Le Premier ministre Luc Frieden (CSV) affiche une ouverture fondamentale, mais demande que la formulation soit « liberté publique » plutôt que « droit absolu ». Cela n'obligerait pas « les médecins et les hôpitaux, par exemple » à pratiquer des avortements, comme il l'a expliqué à RTL. Ainsi, même parmi les prétendus partisans, de fortes réserves quant à la formulation initiale radicale se font jour.
Le mauvais chemin
Si l'avortement était inscrit dans la Constitution, cela aurait de graves conséquences sur la structure politique du Grand-Duché. Hollerich met en garde avec force : « Je perçois clairement le danger que la minorité catholique soit alors poussée vers l'extrême droite. » Il a déjà observé cette évolution à l'étranger.
Il ne s'agit probablement pas d'une menace, mais plutôt d'une évaluation réaliste des conséquences sociales. « Si une certaine libéralité s'intensifie au point de ne plus être soutenue par une partie de la population, cela aura à terme de très graves conséquences », a déclaré le cardinal.
Le Luxembourg se trouve donc à un tournant décisif. Le pays peut choisir de traiter les différentes croyances avec respect ou d'emprunter une voie qui creuse les divisions sociales.
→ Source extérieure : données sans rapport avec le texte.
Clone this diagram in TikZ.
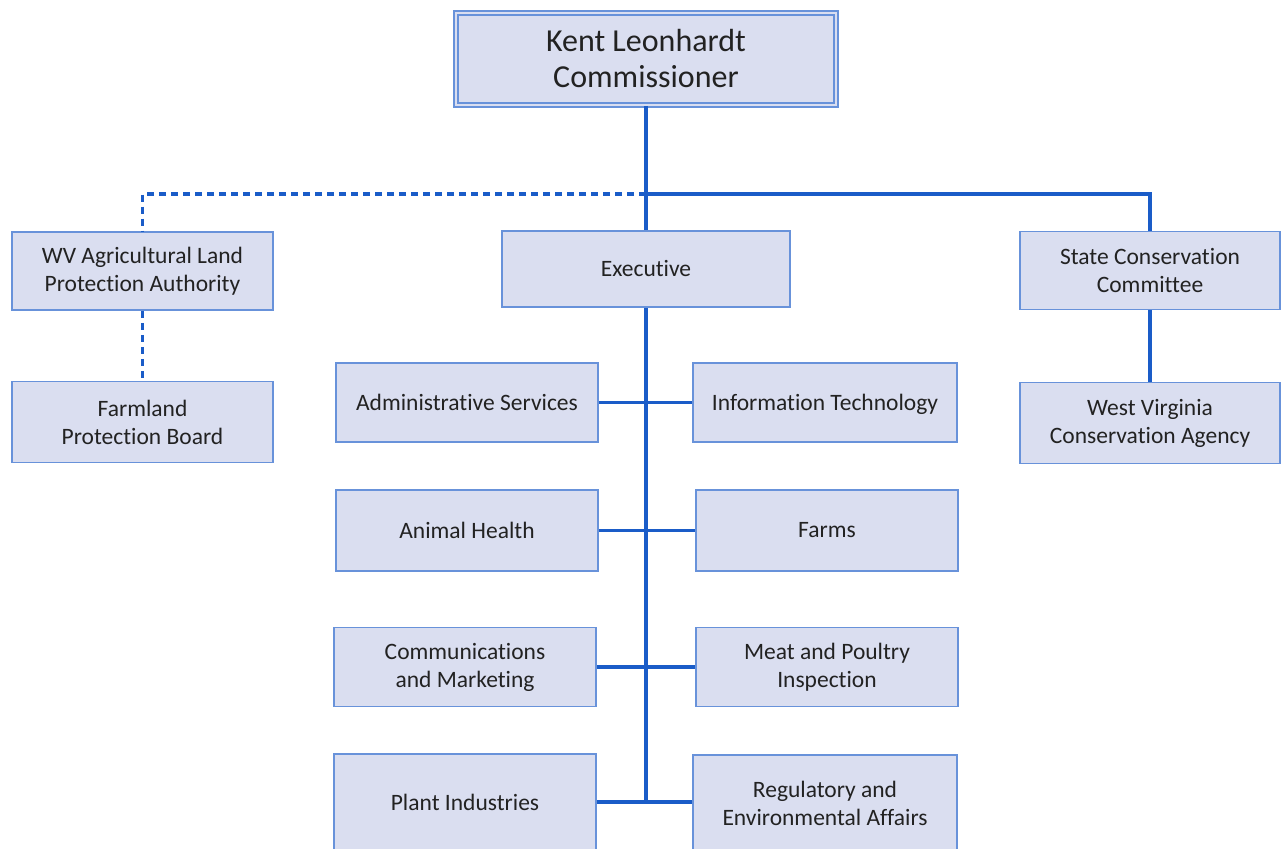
\documentclass[tikz,border=0pt]{standalone}
\usepackage{fontspec}
\setmainfont{Carlito}[Ligatures=NoCommon]
\usepackage{xcolor}
\usetikzlibrary{shadows}
\usetikzlibrary{calc}

\definecolor{boxfill}{RGB}{218,222,240}
\definecolor{boxline}{RGB}{104,146,218}
\definecolor{linkblue}{RGB}{26,92,200}
\definecolor{txt}{RGB}{34,34,34}

\begin{document}
\begin{tikzpicture}[x=1pt,y=-1pt,
    unit/.style={draw=boxline,fill=boxfill,line width=1.6pt,inner sep=0pt,
        minimum width=262pt,minimum height=79pt,align=center,text=txt,
        font=\fontsize{23.5}{28}\selectfont},
    link/.style={draw=linkblue,line width=3.2pt},
    dashlink/.style={link,dash pattern=on 7pt off 5pt}]
    \useasboundingbox (0,0) rectangle (1281,848);

    \node[unit,minimum width=380pt,minimum height=92pt,double=boxfill,double distance=2.5pt,
        font=\fontsize{32}{36}\selectfont,
        drop shadow={shadow xshift=2pt,shadow yshift=-3pt,opacity=0.25}]
        (comm) at (646,59) {Kent Leonhardt\\Commissioner};

    \node[unit,minimum width=261pt,minimum height=78pt] (agland) at (142.5,271) {WV Agricultural Land\\Protection Authority};
    \node[unit,minimum width=261pt,minimum height=81pt] (farmland) at (142.5,422) {Farmland\\Protection Board};
    \node[unit,minimum width=288pt,minimum height=76pt] (exec) at (646,269) {Executive};
    \node[unit,minimum width=260pt,minimum height=78pt] (scc) at (1150,270.5) {State Conservation\\Committee};
    \node[unit,minimum width=260pt,minimum height=81pt] (wvca) at (1150,423) {West Virginia\\Conservation Agency};

    \node[unit] (admin) at (467,402.5) {Administrative Services};
    \node[unit,minimum width=264pt,text depth=0pt] (infotech) at (825,402.5) {Information Technology};
    \node[unit,minimum height=81pt] (animal) at (467,530.5) {Animal Health};
    \node[unit,minimum height=81pt] (farms) at (827,530.5) {Farms};
    \node[unit] (commmkt) at (465,667) {Communications\\and Marketing};
    \node[unit] (meat) at (827,667) {Meat and Poultry\\Inspection};
    \node[unit,minimum height=96pt] (plant) at (465,802) {Plant Industries};
    \node[unit,minimum width=264pt,minimum height=96pt] (regul) at (825,803) {Regulatory and\\Environmental Affairs};

    \coordinate (split) at (646,194);
    \coordinate (trunkend) at (646,801);

    \draw[link] (comm.south) -- (exec.north);
    \draw[link] (split) -| (scc.north);
    \draw[dashlink] (split) -| (agland.north);
    \draw[dashlink] (agland.south) -- (farmland.north);
    \draw[link] (scc.south) -- (wvca.north);

    \draw[link] (exec.south) -- (trunkend);
    \draw[link] (admin.east) -- (infotech.west);
    \draw[link] (animal.east) -- (farms.west);
    \draw[link] (commmkt.east) -- (meat.west);
    \draw[link] (plant.east) -- (regul.west |- plant.east);
\end{tikzpicture}
\end{document}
Cette dernière option serait en réalité très peu représentative de la culture politique de ce petit pays.
Il est significatif qu’une pétition publique sur cette question n’ait reçu que 558 signatures parmi les 670 000 habitants – un signe clair que le besoin supposé d’un amendement constitutionnel parmi la population n’est pas aussi grand que le prétendent ses initiateurs.